══ DATA ROWS ══

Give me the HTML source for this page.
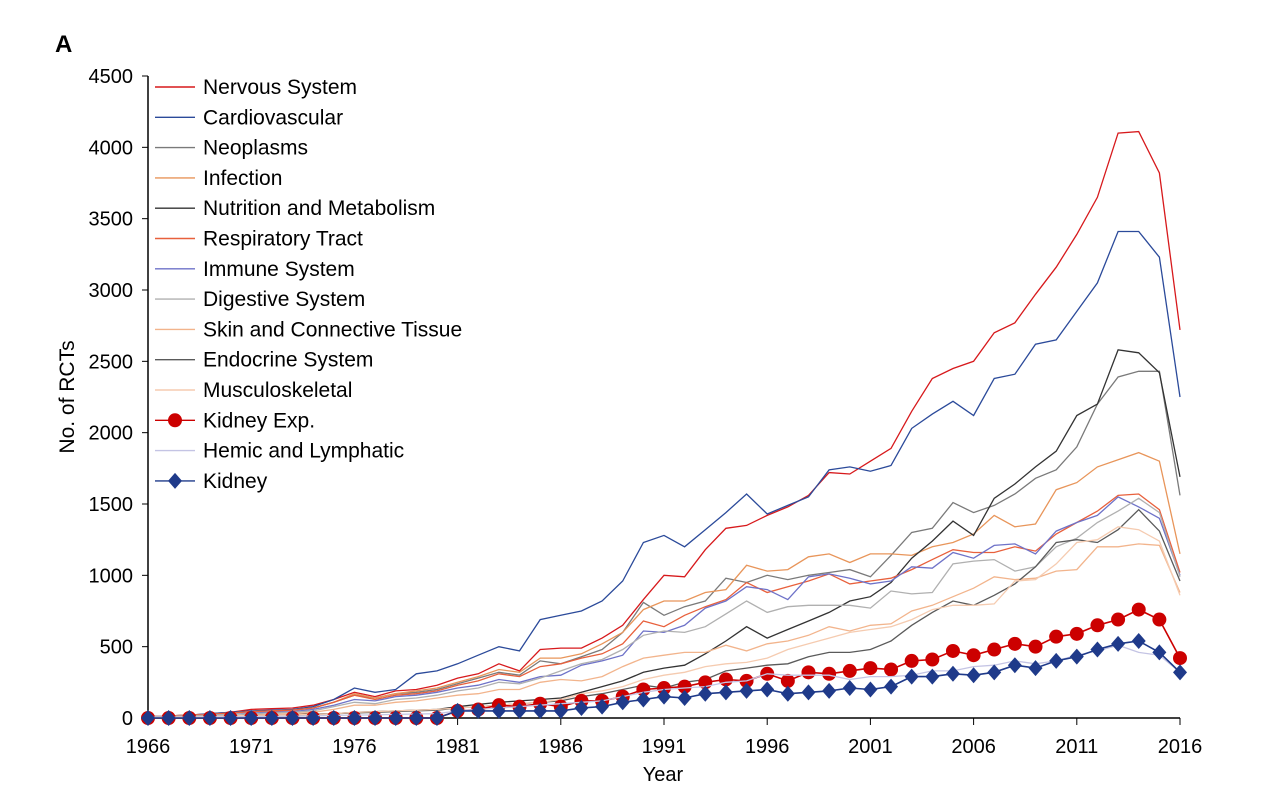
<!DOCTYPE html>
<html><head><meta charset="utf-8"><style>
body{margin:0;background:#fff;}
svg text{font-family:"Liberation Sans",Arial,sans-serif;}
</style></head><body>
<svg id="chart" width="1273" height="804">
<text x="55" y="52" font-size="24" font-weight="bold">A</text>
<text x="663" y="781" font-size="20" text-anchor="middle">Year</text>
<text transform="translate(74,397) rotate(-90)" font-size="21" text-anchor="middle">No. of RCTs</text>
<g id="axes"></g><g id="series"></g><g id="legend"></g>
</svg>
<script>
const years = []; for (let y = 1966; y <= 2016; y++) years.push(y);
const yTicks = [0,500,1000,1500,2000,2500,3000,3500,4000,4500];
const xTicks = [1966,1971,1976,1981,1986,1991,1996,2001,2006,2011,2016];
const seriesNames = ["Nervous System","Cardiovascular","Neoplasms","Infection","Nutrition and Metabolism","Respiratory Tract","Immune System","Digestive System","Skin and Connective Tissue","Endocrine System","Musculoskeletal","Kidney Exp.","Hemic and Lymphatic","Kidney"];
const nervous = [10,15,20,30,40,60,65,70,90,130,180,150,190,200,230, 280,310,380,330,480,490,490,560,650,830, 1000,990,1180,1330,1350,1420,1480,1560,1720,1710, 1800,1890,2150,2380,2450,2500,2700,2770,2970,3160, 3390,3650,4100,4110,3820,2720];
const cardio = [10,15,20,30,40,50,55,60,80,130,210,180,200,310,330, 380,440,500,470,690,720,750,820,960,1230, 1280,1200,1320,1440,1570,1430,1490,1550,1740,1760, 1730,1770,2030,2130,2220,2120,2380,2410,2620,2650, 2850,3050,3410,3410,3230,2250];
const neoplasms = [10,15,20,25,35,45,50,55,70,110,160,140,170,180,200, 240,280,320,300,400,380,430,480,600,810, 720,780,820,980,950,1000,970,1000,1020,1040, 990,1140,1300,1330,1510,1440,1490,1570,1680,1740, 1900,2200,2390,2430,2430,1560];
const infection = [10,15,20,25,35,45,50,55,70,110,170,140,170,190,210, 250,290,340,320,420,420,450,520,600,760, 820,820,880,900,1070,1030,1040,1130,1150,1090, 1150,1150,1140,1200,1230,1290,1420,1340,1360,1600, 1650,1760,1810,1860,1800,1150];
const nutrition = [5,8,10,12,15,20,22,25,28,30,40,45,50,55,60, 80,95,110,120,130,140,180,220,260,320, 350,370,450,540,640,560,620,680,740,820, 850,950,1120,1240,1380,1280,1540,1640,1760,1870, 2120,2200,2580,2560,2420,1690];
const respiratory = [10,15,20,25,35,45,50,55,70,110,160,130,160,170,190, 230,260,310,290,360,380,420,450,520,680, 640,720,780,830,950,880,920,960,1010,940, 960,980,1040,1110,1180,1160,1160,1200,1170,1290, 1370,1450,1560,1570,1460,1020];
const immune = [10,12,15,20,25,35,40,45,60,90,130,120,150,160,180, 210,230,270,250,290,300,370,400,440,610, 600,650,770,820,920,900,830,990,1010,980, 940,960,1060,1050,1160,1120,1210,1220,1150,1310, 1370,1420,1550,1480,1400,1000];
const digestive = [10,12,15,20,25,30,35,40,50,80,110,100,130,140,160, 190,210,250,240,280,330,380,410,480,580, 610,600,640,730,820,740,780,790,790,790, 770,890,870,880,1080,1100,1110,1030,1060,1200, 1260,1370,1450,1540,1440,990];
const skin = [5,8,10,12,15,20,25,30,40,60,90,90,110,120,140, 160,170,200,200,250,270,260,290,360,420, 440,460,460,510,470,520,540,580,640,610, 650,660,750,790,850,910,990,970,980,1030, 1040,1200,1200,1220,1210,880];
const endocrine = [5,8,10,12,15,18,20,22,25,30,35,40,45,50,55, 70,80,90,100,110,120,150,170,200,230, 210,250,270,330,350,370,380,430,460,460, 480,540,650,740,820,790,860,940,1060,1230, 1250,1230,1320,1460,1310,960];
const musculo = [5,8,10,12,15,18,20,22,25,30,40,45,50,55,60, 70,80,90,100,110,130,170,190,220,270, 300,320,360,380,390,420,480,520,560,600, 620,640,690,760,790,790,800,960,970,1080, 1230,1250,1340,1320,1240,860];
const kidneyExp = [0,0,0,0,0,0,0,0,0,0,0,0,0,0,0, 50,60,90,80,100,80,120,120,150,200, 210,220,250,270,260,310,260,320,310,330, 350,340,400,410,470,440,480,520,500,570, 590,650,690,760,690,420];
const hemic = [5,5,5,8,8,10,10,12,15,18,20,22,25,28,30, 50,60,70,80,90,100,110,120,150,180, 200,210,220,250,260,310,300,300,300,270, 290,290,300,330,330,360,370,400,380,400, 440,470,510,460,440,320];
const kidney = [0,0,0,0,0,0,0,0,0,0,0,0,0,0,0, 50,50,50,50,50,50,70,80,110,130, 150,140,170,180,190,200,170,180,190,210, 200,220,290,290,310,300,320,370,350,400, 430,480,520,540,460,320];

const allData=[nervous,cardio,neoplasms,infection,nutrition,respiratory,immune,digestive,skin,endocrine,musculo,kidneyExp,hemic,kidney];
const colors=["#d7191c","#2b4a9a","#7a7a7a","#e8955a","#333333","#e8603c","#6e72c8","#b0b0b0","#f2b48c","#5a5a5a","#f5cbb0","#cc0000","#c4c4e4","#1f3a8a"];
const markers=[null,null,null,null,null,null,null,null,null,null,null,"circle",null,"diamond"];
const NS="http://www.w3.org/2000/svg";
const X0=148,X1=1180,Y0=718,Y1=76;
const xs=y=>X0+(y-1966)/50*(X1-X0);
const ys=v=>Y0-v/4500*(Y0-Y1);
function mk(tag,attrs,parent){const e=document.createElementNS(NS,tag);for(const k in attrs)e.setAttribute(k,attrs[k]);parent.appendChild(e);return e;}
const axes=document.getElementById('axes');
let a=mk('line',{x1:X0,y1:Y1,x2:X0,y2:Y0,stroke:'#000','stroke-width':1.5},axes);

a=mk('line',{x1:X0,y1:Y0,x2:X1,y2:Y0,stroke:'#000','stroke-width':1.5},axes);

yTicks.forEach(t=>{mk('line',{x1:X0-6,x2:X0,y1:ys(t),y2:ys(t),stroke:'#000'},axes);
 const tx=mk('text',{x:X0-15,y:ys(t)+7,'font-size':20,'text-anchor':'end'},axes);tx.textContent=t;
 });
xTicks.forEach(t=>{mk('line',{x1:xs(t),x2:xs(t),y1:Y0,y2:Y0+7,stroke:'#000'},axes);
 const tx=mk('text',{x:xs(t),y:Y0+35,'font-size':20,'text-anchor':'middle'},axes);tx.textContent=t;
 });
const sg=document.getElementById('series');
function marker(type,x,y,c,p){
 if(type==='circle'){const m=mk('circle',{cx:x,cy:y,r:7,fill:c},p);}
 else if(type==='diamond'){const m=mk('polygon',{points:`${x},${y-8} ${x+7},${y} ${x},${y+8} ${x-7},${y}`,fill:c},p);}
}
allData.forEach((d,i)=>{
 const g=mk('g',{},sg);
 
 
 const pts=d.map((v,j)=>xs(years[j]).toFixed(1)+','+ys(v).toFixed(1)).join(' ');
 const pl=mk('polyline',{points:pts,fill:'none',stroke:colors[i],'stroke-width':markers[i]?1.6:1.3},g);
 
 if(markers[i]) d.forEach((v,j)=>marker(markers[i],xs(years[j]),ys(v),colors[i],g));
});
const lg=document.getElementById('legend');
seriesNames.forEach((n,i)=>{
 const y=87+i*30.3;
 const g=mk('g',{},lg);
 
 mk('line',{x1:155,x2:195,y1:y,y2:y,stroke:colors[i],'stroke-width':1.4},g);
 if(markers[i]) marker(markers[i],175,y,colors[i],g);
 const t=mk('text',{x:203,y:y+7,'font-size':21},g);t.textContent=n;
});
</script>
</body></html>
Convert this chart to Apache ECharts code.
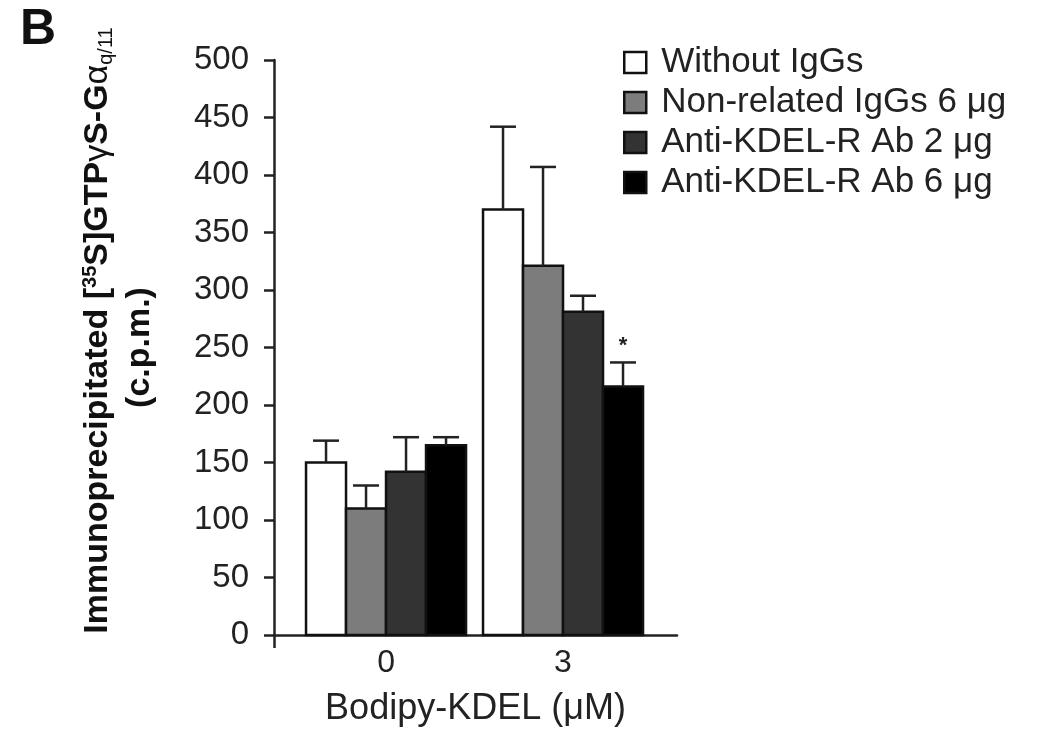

═══

(EXERCISE) Isolate each line of the listing above that includes "chart". Copy it.

(RESULT)
<svg id="chart" width="1273" height="804">
Convert this chart to Apache ECharts code.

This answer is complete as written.